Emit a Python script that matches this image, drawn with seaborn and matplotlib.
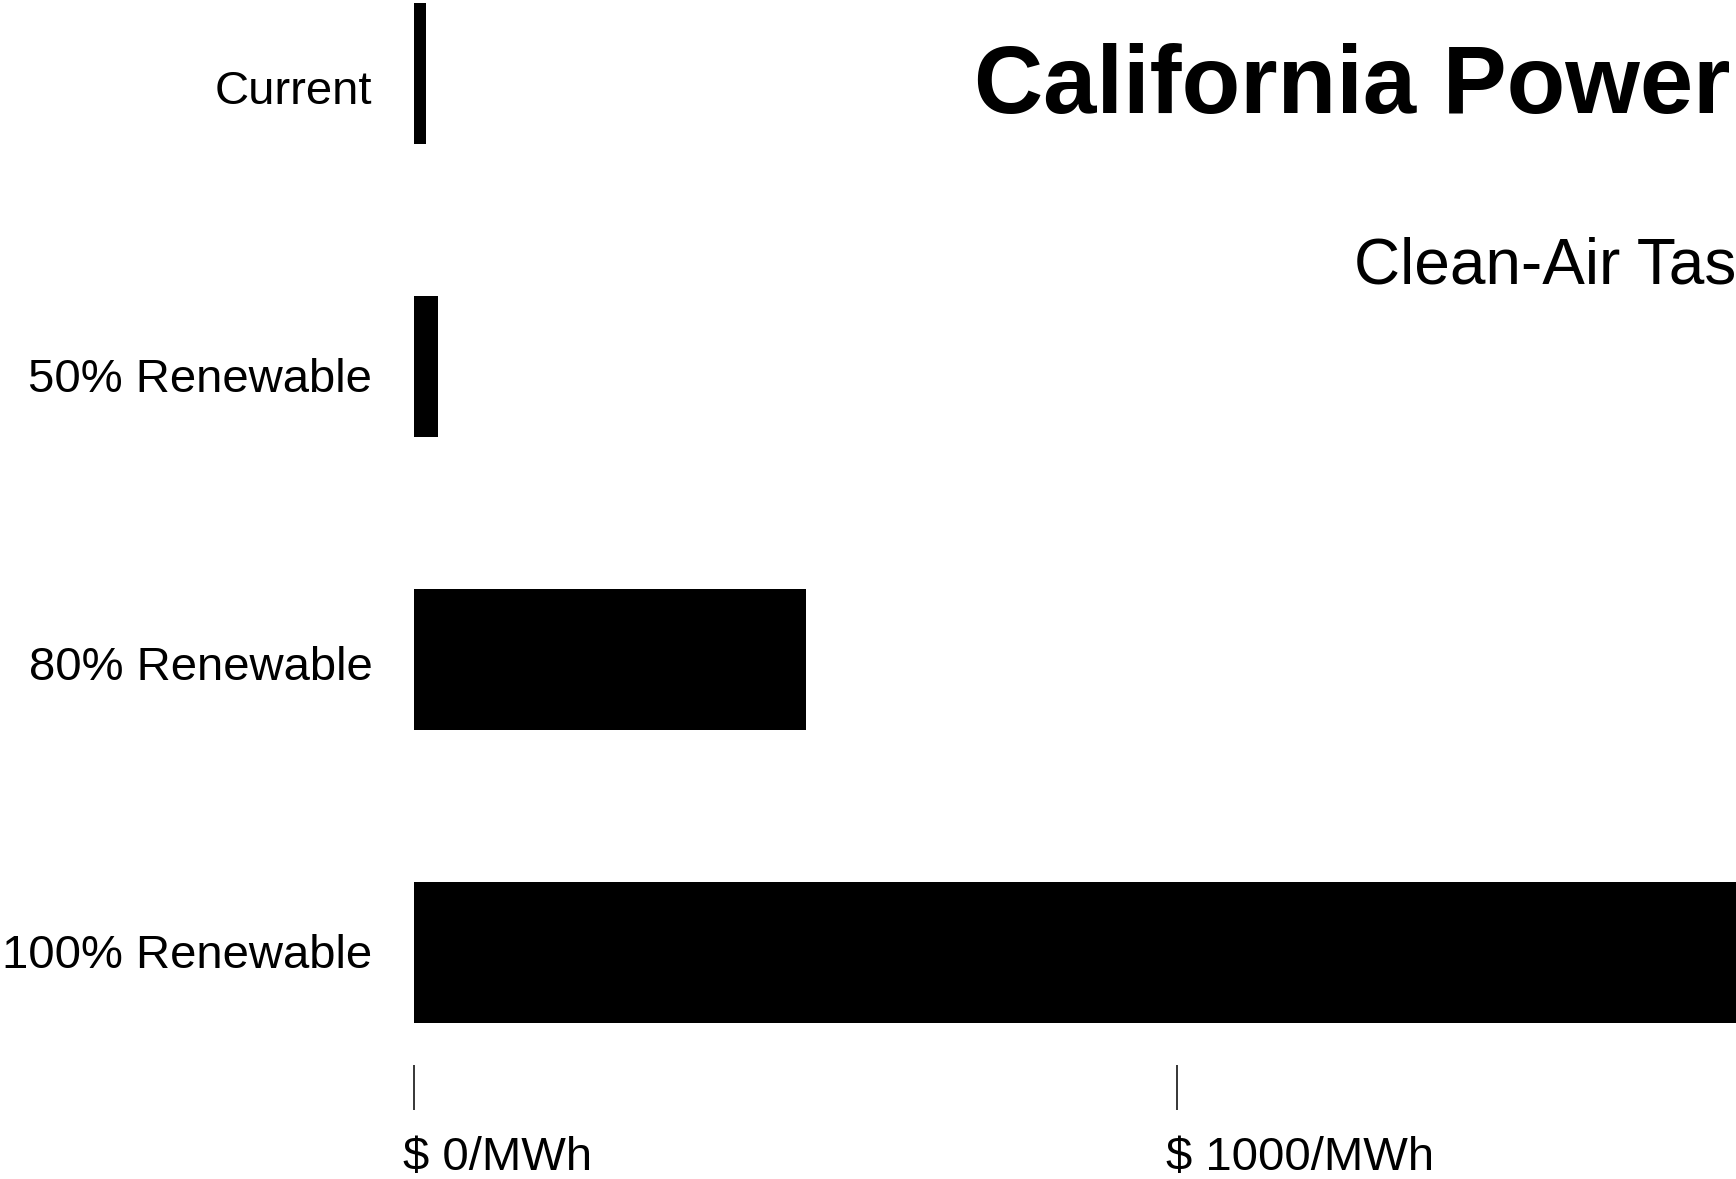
import numpy as np
import pandas as pd
import matplotlib
matplotlib.use("Agg")
import matplotlib.pyplot as plt
import matplotlib.transforms as mtransforms
import seaborn as sns

# Cost of electricity by renewable share ($/MWh)
scenarios = ["Current", "50% Renewable", "80% Renewable", "100% Renewable"]
cost_per_mwh = [16, 31, 514, 1760]
tick_values = [0, 1000]
tick_labels = ["$ 0/MWh", "$ 1000/MWh"]
title_text = "California Power"
subtitle_text = "Clean-Air Task Force"

df = pd.DataFrame({"scenario": scenarios, "cost": cost_per_mwh})

sns.set_theme(style="white")
plt.rcParams["font.family"] = ["Liberation Sans", "DejaVu Sans"]

W, H = 1736, 1179
fig = plt.figure(figsize=(W / 100, H / 100), dpi=100)
fig.patch.set_facecolor("white")

# axes: x=0 at px 414, runs off the right edge of the canvas
left_px, bottom_px, top_px = 414, 1065, 0
ax = fig.add_axes([left_px / W, 1 - bottom_px / H, (W - left_px) / W, (bottom_px - top_px) / H])

sns.barplot(data=df, y="scenario", x="cost", orient="h", color="black",
            width=0.481, saturation=1, ax=ax, linewidth=0)

px_per_unit = 763 / 1000
ax.set_xlim(0, (W - left_px) / px_per_unit)
band = 293.0
c0 = 73.5
ax.set_ylim((bottom_px - c0) / band, (top_px - c0) / band)

for s in ax.spines.values():
    s.set_visible(False)
ax.set_xlabel("")
ax.set_ylabel("")

# category labels sit on their own baseline grid
label_pos = [(104 - c0) / band + i * 288 / band for i in range(len(scenarios))]
ax.set_yticks(label_pos)
ax.set_yticklabels(scenarios, fontsize=34, color="black")
ax.tick_params(axis="y", length=0, pad=30)
for t in ax.get_yticklabels():
    t.set_verticalalignment("baseline")

ax.set_xticks(tick_values)
ax.set_xticklabels(tick_labels, fontsize=34, color="black", ha="left")
ax.tick_params(axis="x", direction="out", length=32.4, width=1.1, color="black",
               pad=19, bottom=True)
# labels start slightly left of their tick marks
shift = mtransforms.ScaledTranslation(-11 / 100, 0, fig.dpi_scale_trans)
for t in ax.get_xticklabels():
    t.set_transform(t.get_transform() + shift)

fig.text(974 / W, 1 - 113 / H, title_text, fontsize=69, fontweight="bold",
         ha="left", va="baseline", color="black")
fig.text(1354 / W, 1 - 283 / H, subtitle_text, fontsize=46,
         ha="left", va="baseline", color="black")

fig.savefig("out.png", dpi=100, facecolor="white")
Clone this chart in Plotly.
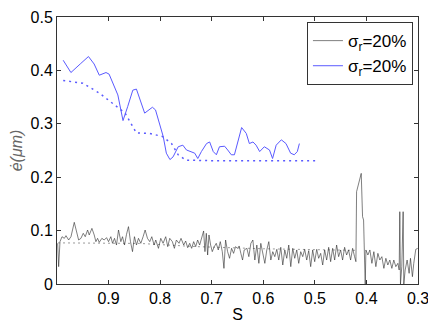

────

▸ **What the exercise asks**
Transcribe each line above verbatim, with the pictures left out.

▸ **Solution**
Emit a Python script that matches this image, drawn with seaborn and matplotlib.
import numpy as np
import pandas as pd
import matplotlib
matplotlib.use("Agg")
import matplotlib.pyplot as plt
import matplotlib.transforms as mtransforms
import seaborn as sns

# Cost of electricity by renewable share ($/MWh)
scenarios = ["Current", "50% Renewable", "80% Renewable", "100% Renewable"]
cost_per_mwh = [16, 31, 514, 1760]
tick_values = [0, 1000]
tick_labels = ["$ 0/MWh", "$ 1000/MWh"]
title_text = "California Power"
subtitle_text = "Clean-Air Task Force"

df = pd.DataFrame({"scenario": scenarios, "cost": cost_per_mwh})

sns.set_theme(style="white")
plt.rcParams["font.family"] = ["Liberation Sans", "DejaVu Sans"]

W, H = 1736, 1179
fig = plt.figure(figsize=(W / 100, H / 100), dpi=100)
fig.patch.set_facecolor("white")

# axes: x=0 at px 414, runs off the right edge of the canvas
left_px, bottom_px, top_px = 414, 1065, 0
ax = fig.add_axes([left_px / W, 1 - bottom_px / H, (W - left_px) / W, (bottom_px - top_px) / H])

sns.barplot(data=df, y="scenario", x="cost", orient="h", color="black",
            width=0.481, saturation=1, ax=ax, linewidth=0)

px_per_unit = 763 / 1000
ax.set_xlim(0, (W - left_px) / px_per_unit)
band = 293.0
c0 = 73.5
ax.set_ylim((bottom_px - c0) / band, (top_px - c0) / band)

for s in ax.spines.values():
    s.set_visible(False)
ax.set_xlabel("")
ax.set_ylabel("")

# category labels sit on their own baseline grid
label_pos = [(104 - c0) / band + i * 288 / band for i in range(len(scenarios))]
ax.set_yticks(label_pos)
ax.set_yticklabels(scenarios, fontsize=34, color="black")
ax.tick_params(axis="y", length=0, pad=30)
for t in ax.get_yticklabels():
    t.set_verticalalignment("baseline")

ax.set_xticks(tick_values)
ax.set_xticklabels(tick_labels, fontsize=34, color="black", ha="left")
ax.tick_params(axis="x", direction="out", length=32.4, width=1.1, color="black",
               pad=19, bottom=True)
# labels start slightly left of their tick marks
shift = mtransforms.ScaledTranslation(-11 / 100, 0, fig.dpi_scale_trans)
for t in ax.get_xticklabels():
    t.set_transform(t.get_transform() + shift)

fig.text(974 / W, 1 - 113 / H, title_text, fontsize=69, fontweight="bold",
         ha="left", va="baseline", color="black")
fig.text(1354 / W, 1 - 283 / H, subtitle_text, fontsize=46,
         ha="left", va="baseline", color="black")

fig.savefig("out.png", dpi=100, facecolor="white")
Clone this chart in Plotly.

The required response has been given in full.